• **INFORMATION PROVIDED**:
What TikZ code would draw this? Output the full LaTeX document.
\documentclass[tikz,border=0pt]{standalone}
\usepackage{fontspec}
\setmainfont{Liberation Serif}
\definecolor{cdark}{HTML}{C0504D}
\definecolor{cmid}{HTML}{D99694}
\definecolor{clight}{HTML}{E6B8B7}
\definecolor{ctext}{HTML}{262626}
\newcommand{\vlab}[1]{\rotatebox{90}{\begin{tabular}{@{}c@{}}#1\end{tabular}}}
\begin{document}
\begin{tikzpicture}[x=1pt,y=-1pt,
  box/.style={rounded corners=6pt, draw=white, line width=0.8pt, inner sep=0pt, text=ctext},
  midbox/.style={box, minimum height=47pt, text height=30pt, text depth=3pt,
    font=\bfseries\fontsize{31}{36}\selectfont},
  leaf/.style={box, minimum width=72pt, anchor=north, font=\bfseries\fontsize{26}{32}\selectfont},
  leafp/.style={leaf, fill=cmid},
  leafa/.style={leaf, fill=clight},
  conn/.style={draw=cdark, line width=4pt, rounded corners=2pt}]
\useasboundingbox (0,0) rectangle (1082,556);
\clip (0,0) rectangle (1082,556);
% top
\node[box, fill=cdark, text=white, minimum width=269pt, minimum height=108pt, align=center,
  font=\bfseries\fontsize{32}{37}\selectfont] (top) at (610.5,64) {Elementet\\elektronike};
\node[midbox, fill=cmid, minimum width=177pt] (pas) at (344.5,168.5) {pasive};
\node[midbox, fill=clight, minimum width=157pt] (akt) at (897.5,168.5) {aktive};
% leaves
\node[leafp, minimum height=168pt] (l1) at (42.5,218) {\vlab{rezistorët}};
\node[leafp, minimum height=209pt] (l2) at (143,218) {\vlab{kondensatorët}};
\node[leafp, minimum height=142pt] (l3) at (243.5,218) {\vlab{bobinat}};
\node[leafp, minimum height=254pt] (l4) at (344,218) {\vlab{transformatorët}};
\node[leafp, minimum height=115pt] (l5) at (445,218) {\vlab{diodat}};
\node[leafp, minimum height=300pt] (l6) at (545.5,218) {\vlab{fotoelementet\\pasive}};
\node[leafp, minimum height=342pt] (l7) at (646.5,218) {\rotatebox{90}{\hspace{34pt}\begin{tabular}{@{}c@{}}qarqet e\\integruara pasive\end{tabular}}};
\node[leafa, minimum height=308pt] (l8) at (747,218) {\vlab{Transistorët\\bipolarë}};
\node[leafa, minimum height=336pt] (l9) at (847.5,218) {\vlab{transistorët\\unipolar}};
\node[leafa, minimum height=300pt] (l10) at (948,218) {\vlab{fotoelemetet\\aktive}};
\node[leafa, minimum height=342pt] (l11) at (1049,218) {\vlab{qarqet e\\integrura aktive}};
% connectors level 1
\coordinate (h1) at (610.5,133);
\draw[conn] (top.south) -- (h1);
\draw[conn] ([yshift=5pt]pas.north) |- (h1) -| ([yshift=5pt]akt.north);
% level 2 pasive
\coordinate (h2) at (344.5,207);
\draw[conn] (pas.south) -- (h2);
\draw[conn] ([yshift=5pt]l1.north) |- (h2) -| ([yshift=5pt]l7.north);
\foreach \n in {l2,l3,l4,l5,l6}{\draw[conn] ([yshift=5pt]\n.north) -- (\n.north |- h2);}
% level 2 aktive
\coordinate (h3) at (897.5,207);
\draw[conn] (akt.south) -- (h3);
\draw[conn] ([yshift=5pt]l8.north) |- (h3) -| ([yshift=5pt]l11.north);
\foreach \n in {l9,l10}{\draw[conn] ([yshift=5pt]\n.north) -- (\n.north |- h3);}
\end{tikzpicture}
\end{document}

• **TASK REQUIREMENTS**:
Write out the whole listing again, exactly as it stands.

• **PROBLEM SOLUTION**:
What TikZ code would draw this? Output the full LaTeX document.
\documentclass[tikz,border=0pt]{standalone}
\usepackage{fontspec}
\setmainfont{Liberation Serif}
\definecolor{cdark}{HTML}{C0504D}
\definecolor{cmid}{HTML}{D99694}
\definecolor{clight}{HTML}{E6B8B7}
\definecolor{ctext}{HTML}{262626}
\newcommand{\vlab}[1]{\rotatebox{90}{\begin{tabular}{@{}c@{}}#1\end{tabular}}}
\begin{document}
\begin{tikzpicture}[x=1pt,y=-1pt,
  box/.style={rounded corners=6pt, draw=white, line width=0.8pt, inner sep=0pt, text=ctext},
  midbox/.style={box, minimum height=47pt, text height=30pt, text depth=3pt,
    font=\bfseries\fontsize{31}{36}\selectfont},
  leaf/.style={box, minimum width=72pt, anchor=north, font=\bfseries\fontsize{26}{32}\selectfont},
  leafp/.style={leaf, fill=cmid},
  leafa/.style={leaf, fill=clight},
  conn/.style={draw=cdark, line width=4pt, rounded corners=2pt}]
\useasboundingbox (0,0) rectangle (1082,556);
\clip (0,0) rectangle (1082,556);
% top
\node[box, fill=cdark, text=white, minimum width=269pt, minimum height=108pt, align=center,
  font=\bfseries\fontsize{32}{37}\selectfont] (top) at (610.5,64) {Elementet\\elektronike};
\node[midbox, fill=cmid, minimum width=177pt] (pas) at (344.5,168.5) {pasive};
\node[midbox, fill=clight, minimum width=157pt] (akt) at (897.5,168.5) {aktive};
% leaves
\node[leafp, minimum height=168pt] (l1) at (42.5,218) {\vlab{rezistorët}};
\node[leafp, minimum height=209pt] (l2) at (143,218) {\vlab{kondensatorët}};
\node[leafp, minimum height=142pt] (l3) at (243.5,218) {\vlab{bobinat}};
\node[leafp, minimum height=254pt] (l4) at (344,218) {\vlab{transformatorët}};
\node[leafp, minimum height=115pt] (l5) at (445,218) {\vlab{diodat}};
\node[leafp, minimum height=300pt] (l6) at (545.5,218) {\vlab{fotoelementet\\pasive}};
\node[leafp, minimum height=342pt] (l7) at (646.5,218) {\rotatebox{90}{\hspace{34pt}\begin{tabular}{@{}c@{}}qarqet e\\integruara pasive\end{tabular}}};
\node[leafa, minimum height=308pt] (l8) at (747,218) {\vlab{Transistorët\\bipolarë}};
\node[leafa, minimum height=336pt] (l9) at (847.5,218) {\vlab{transistorët\\unipolar}};
\node[leafa, minimum height=300pt] (l10) at (948,218) {\vlab{fotoelemetet\\aktive}};
\node[leafa, minimum height=342pt] (l11) at (1049,218) {\vlab{qarqet e\\integrura aktive}};
% connectors level 1
\coordinate (h1) at (610.5,133);
\draw[conn] (top.south) -- (h1);
\draw[conn] ([yshift=5pt]pas.north) |- (h1) -| ([yshift=5pt]akt.north);
% level 2 pasive
\coordinate (h2) at (344.5,207);
\draw[conn] (pas.south) -- (h2);
\draw[conn] ([yshift=5pt]l1.north) |- (h2) -| ([yshift=5pt]l7.north);
\foreach \n in {l2,l3,l4,l5,l6}{\draw[conn] ([yshift=5pt]\n.north) -- (\n.north |- h2);}
% level 2 aktive
\coordinate (h3) at (897.5,207);
\draw[conn] (akt.south) -- (h3);
\draw[conn] ([yshift=5pt]l8.north) |- (h3) -| ([yshift=5pt]l11.north);
\foreach \n in {l9,l10}{\draw[conn] ([yshift=5pt]\n.north) -- (\n.north |- h3);}
\end{tikzpicture}
\end{document}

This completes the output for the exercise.